That’s all for today.
Oh, other tidbit I’ll expand on later - preliminary testing on Red Rocket with their latest shipping build 661, looks like ProRes renders about twice as fast as DNxHD, and 720p renders out about twice as fast as 1080p. Hmm.
UPDATE Charles in the comments points out that the “color” portion of color is done on GPU, which doesn’t show up on CPU activity. AFAIK, it works something like this:
-source R3D is read in, debayered at full 4K res on CPU, based on settings in Red tab in Primary In color room
-scaled to 1080p (somewhere in here) on CPU, MAYBE on GPU
-coloring adjustments (like my lift/gamma/gain) done in Color are executed on the GPU - the RGB image and instructions are sent over the bus to the GPU, changes made, and the results sent back across the system bus
-CPU then compresses to codec of choice to disc
(Page 1 of 1 pages for this article )
You must be registered to comment. This is an effort to reduce spam. Please REGISTER HERE.
There has been a lot of chatter on REDUser about transcodes/renders not fully utilizing all 8 cores on the Nehalems - the consensus seems to be that the advantage of multiple cores is in doing more work simultaneously (ie, if the drives can keep up, you could be rendering multiple files simultaneously at the same speed).
Keep in mind Color also relies heavily on the GPU, and not the CPU for its work.
Posted by Charles Angus on 08/25 at 03:37 PM
Charles - thanks for posting and good points! I forgot about the GPU load -but the heavy lifting of debayering is done in CPU at this time AFAIK, so lots of sitting around waiting for that to finish, then the color manipulation is done on GPU and the results shipped back across the bus. If we broke down what is taking the longest per frame, debayering is the biggest chunk of it I’d guess.
OpenCL might offer a path to more functionality in the future.
Here’s a fun concept - what if Final Cut Studio (2009) was an interim release getting READY to do more OpenCL stuff in a future release? We can only hope….
-mike
Posted by Mike Curtis on 08/25 at 03:41 PM
Philip Hodgetts said the FCP team won’t be able to ship a Cocoa version (aka a version that could take advantage of Snow Leopard) of FCP until 2011-ish, so I wouldn’t hold my breath.
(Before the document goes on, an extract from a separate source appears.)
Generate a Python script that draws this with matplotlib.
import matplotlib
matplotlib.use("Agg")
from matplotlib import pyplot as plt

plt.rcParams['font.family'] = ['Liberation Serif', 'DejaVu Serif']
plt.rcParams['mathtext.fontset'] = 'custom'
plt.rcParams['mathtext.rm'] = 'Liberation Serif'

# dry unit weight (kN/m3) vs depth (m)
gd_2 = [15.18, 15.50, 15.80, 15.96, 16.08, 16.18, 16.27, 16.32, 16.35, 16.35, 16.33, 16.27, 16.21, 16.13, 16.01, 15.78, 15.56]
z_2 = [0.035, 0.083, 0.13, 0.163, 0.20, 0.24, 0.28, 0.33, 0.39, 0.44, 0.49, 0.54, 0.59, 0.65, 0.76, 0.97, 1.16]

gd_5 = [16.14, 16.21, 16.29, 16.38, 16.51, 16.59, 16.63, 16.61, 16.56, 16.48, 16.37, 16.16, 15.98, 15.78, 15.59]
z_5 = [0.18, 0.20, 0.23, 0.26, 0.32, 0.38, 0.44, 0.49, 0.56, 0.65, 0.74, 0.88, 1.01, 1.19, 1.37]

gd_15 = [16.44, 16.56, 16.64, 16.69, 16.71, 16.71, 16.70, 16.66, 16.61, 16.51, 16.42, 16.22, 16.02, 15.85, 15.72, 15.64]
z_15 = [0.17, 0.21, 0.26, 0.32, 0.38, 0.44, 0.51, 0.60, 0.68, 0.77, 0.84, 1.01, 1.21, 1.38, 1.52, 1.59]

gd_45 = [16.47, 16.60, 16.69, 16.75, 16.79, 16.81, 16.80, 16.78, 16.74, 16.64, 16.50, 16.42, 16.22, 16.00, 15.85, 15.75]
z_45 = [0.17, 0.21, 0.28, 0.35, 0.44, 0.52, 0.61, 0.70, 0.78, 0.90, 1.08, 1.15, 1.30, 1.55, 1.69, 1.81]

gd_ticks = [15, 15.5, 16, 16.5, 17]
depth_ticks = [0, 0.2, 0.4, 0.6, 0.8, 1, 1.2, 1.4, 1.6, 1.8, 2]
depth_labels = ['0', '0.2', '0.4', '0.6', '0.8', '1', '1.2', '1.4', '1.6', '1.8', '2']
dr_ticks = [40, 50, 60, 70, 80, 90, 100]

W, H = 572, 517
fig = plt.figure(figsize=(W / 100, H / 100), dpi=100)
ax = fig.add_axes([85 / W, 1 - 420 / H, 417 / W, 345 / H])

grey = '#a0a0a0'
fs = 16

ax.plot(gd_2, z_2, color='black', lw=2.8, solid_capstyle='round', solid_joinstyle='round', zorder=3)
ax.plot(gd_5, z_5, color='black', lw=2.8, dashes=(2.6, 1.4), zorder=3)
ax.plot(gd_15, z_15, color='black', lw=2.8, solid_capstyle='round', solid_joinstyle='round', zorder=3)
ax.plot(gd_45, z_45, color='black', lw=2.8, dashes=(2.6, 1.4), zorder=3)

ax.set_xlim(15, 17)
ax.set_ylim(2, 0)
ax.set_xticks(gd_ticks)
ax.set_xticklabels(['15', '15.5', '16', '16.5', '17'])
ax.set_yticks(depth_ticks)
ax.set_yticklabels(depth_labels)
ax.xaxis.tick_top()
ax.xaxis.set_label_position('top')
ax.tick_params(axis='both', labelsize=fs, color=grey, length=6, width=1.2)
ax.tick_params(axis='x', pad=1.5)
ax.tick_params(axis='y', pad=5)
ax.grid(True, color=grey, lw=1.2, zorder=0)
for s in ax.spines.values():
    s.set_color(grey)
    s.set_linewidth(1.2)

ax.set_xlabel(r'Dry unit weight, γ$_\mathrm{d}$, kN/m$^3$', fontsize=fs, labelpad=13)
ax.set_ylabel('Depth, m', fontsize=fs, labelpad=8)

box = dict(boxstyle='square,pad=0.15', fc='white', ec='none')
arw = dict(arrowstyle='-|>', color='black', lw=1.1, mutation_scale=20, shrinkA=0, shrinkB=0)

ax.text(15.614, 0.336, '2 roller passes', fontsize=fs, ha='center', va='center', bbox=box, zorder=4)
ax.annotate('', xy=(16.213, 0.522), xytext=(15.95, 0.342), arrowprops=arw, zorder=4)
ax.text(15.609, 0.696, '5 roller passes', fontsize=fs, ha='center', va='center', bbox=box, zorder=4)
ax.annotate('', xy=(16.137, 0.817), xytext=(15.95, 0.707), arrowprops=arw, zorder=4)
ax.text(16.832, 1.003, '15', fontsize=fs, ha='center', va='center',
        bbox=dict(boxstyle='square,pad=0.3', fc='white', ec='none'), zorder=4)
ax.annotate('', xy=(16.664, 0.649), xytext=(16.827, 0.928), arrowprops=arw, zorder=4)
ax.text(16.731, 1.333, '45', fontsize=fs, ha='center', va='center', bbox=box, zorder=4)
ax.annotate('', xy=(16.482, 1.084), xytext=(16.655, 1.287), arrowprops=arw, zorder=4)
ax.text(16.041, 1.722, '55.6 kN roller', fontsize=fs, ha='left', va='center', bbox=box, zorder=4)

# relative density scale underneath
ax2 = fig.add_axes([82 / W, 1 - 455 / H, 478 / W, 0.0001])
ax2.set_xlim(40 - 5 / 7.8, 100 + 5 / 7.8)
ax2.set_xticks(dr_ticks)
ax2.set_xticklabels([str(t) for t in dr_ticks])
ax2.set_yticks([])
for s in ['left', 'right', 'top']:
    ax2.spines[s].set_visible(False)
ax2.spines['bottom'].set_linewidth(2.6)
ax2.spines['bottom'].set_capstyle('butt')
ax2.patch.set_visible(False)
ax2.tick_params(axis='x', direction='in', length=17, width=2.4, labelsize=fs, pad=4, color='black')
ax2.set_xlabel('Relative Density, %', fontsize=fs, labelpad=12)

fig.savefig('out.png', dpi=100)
I believe Color is also not Cocoa.
Posted by .(JavaScript must be enabled to view this email address) on 08/25 at 05:25 PM
Mike, check out atMonitor: http://www.atpurpose.com/atMonitor/
It’ll show the GPU load as well as the CPU load, assuming the GPU makes that info available—the ATI HD 4870, alas, does not, which is rather annoying as all three of our MacPros use those cards.
Posted by Adam Wilt on 08/26 at 12:19 AM
Hi Mike,
Didn’t I read in the RED FCP white paper that Color is best suited for 4K 2:1 and not 16:9? Could be old information.
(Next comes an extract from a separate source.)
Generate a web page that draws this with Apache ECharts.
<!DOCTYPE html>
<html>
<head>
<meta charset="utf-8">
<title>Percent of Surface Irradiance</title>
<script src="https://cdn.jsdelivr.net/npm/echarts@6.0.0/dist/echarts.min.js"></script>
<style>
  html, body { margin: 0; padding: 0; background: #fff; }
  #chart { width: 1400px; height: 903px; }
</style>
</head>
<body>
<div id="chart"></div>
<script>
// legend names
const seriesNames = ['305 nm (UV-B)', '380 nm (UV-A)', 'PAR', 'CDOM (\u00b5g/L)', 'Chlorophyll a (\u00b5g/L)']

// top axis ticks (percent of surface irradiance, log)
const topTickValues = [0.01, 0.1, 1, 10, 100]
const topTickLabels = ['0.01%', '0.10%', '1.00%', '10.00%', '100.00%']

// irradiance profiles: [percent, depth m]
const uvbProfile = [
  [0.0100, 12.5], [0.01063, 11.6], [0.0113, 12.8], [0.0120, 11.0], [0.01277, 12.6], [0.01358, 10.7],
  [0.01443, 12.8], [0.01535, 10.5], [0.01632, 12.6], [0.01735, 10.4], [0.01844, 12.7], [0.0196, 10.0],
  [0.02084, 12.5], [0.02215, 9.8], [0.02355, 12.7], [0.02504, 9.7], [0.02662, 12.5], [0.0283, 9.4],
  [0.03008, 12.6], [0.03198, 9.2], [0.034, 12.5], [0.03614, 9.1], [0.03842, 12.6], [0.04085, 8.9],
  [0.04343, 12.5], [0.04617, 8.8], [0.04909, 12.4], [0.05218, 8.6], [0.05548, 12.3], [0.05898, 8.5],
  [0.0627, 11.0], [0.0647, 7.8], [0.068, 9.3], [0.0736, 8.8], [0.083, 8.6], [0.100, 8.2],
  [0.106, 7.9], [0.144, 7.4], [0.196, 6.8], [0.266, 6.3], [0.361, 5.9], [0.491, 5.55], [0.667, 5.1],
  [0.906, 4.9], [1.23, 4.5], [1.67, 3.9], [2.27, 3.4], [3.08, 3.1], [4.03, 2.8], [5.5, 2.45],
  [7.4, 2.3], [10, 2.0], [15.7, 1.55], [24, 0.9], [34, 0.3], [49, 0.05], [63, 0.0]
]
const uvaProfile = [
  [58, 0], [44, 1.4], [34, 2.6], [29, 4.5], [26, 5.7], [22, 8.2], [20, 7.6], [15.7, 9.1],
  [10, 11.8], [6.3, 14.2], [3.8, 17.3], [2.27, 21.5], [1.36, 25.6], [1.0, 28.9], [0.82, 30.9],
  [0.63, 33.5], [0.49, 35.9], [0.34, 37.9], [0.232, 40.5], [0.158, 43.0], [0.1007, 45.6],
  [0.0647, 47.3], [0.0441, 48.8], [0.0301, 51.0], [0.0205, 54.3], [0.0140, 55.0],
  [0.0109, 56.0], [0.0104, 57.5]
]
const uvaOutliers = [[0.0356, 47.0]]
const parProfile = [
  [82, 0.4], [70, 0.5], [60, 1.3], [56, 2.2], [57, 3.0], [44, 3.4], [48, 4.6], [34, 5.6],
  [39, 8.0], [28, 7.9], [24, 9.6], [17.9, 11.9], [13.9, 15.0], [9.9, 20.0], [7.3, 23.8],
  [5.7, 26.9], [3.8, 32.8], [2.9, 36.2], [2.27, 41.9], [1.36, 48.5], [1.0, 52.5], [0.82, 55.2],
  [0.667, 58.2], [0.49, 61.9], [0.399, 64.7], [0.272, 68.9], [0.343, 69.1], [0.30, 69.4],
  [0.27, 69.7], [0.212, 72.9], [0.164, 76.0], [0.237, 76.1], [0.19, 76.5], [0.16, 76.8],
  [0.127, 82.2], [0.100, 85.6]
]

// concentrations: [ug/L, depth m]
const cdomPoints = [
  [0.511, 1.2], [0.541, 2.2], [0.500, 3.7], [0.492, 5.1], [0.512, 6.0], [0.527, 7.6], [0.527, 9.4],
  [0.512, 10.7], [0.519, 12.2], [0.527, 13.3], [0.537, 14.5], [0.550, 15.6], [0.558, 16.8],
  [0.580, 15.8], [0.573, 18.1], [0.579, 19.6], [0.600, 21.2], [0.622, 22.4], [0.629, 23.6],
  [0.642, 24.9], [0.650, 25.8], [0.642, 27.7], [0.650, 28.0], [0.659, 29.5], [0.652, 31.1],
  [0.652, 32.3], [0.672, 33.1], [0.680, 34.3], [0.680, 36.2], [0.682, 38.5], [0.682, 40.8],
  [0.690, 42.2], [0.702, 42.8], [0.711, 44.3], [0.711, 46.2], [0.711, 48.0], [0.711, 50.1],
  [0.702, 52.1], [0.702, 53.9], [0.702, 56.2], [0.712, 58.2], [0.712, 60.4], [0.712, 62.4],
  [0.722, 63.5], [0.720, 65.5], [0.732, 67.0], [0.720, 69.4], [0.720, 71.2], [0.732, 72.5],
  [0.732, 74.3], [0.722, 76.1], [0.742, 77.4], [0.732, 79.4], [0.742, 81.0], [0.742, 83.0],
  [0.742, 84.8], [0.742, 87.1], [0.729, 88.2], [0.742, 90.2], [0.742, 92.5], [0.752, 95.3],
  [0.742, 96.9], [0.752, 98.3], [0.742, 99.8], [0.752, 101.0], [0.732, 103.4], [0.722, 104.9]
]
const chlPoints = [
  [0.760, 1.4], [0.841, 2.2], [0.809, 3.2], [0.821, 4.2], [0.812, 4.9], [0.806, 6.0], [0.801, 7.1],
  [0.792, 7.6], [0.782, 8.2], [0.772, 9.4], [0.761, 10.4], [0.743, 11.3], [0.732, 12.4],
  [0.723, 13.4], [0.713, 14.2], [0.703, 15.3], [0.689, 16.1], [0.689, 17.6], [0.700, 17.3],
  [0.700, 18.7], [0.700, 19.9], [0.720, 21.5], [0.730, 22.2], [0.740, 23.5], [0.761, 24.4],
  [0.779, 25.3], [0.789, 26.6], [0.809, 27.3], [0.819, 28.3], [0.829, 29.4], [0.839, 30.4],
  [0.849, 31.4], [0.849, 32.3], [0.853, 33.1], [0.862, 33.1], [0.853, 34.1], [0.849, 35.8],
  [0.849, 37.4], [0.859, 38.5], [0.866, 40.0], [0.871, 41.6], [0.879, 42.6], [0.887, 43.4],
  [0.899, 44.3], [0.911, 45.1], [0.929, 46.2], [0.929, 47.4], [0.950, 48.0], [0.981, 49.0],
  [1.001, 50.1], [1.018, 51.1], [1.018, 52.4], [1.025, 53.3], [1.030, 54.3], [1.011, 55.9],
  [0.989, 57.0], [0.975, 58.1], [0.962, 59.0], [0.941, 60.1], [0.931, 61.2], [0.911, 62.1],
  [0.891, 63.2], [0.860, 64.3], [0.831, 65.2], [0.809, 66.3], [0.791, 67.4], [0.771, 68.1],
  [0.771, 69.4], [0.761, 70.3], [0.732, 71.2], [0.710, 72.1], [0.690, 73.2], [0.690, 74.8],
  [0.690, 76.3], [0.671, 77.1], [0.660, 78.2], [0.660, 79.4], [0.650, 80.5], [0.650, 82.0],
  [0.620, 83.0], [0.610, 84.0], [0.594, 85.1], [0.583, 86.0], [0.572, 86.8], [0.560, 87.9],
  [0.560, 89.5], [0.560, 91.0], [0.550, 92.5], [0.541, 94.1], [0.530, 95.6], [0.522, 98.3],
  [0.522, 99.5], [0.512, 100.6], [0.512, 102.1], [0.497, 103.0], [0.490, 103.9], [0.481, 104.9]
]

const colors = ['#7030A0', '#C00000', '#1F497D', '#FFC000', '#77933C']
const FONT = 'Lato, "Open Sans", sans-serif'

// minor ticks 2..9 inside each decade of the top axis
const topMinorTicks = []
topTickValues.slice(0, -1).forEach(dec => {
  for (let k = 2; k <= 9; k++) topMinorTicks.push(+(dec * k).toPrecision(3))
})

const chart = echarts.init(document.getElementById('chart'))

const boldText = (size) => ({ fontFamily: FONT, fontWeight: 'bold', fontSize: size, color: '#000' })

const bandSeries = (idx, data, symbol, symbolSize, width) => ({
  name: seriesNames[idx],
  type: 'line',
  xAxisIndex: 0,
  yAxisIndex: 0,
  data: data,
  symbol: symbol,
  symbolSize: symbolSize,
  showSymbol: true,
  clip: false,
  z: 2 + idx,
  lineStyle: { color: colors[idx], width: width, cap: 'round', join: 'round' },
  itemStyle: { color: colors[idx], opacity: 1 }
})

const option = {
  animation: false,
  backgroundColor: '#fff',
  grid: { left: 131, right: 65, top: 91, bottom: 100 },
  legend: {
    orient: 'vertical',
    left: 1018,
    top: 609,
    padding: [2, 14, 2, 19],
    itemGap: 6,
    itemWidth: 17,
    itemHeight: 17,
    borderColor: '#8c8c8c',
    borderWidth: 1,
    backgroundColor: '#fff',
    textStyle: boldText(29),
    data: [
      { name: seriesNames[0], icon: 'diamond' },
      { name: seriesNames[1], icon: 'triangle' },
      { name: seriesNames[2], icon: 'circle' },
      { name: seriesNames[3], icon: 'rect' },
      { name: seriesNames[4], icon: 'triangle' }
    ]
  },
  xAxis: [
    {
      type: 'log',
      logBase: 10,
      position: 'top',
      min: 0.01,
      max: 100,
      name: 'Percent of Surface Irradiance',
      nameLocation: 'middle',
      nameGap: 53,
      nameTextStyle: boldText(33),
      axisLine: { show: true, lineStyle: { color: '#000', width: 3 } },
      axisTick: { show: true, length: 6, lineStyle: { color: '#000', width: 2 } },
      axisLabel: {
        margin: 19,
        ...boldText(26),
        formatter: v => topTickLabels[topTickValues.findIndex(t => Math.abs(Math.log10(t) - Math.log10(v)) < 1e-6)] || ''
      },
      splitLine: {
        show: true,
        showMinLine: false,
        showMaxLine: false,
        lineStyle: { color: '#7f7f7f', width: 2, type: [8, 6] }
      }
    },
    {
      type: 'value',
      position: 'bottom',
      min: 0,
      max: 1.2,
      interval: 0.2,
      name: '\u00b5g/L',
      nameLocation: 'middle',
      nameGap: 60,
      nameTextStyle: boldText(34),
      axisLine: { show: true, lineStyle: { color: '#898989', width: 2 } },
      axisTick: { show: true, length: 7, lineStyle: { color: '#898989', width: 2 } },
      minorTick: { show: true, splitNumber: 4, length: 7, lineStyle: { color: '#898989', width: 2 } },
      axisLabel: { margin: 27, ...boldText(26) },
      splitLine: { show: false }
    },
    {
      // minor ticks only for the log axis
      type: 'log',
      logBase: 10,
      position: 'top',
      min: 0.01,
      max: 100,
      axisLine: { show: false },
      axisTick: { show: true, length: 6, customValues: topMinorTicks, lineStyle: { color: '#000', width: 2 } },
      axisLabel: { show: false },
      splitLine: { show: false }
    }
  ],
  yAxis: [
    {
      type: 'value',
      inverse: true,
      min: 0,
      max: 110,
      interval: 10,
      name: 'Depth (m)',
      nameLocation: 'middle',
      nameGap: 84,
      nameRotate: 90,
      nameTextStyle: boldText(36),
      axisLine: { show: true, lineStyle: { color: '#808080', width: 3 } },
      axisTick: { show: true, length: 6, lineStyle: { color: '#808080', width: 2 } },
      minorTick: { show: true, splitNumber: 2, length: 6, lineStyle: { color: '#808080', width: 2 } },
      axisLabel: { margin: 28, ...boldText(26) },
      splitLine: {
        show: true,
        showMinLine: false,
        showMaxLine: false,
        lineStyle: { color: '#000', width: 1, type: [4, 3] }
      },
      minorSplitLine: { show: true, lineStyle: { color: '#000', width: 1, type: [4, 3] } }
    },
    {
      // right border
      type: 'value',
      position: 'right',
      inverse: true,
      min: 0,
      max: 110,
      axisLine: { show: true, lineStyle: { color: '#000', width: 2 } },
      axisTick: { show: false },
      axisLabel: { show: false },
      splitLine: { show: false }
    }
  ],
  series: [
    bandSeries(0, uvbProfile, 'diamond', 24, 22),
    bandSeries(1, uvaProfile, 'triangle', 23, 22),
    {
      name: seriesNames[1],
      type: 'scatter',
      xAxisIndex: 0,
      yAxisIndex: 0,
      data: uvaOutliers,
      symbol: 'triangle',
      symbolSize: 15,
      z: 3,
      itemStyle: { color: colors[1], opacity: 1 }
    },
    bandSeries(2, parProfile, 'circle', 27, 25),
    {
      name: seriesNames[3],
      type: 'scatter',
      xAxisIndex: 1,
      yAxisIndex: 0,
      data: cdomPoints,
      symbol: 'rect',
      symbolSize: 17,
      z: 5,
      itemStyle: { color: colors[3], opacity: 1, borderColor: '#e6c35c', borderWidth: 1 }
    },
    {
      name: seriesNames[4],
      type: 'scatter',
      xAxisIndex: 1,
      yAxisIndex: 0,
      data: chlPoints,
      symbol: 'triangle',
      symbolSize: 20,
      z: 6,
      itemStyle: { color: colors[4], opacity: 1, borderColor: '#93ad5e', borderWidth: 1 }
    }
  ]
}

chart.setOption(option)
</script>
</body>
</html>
Posted by Graham Futerfas on 08/26 at 10:33 PM
Mike.
Its not fast by any means but you didn’t mention in the article if you turned off (or had on in the first place) external video. It’s kind of an old trick going back to the Final Touch Days to turn off external video while rendering. This should speed up rendering quite a bit as the GPU is not responsible for also updating the external video image.
Just this morning I rendered a 22min RED project (ingested as RED QuckTimes) 4k 16:9 23.98 to ProRes 4x4 1920x1080 the entire process took 4:56 min (took a look at the render log Render Queue > Render Log). The project had a pretty good mix of Primary’s and secondaries. Which is much faster then you’re test but I did have external video off.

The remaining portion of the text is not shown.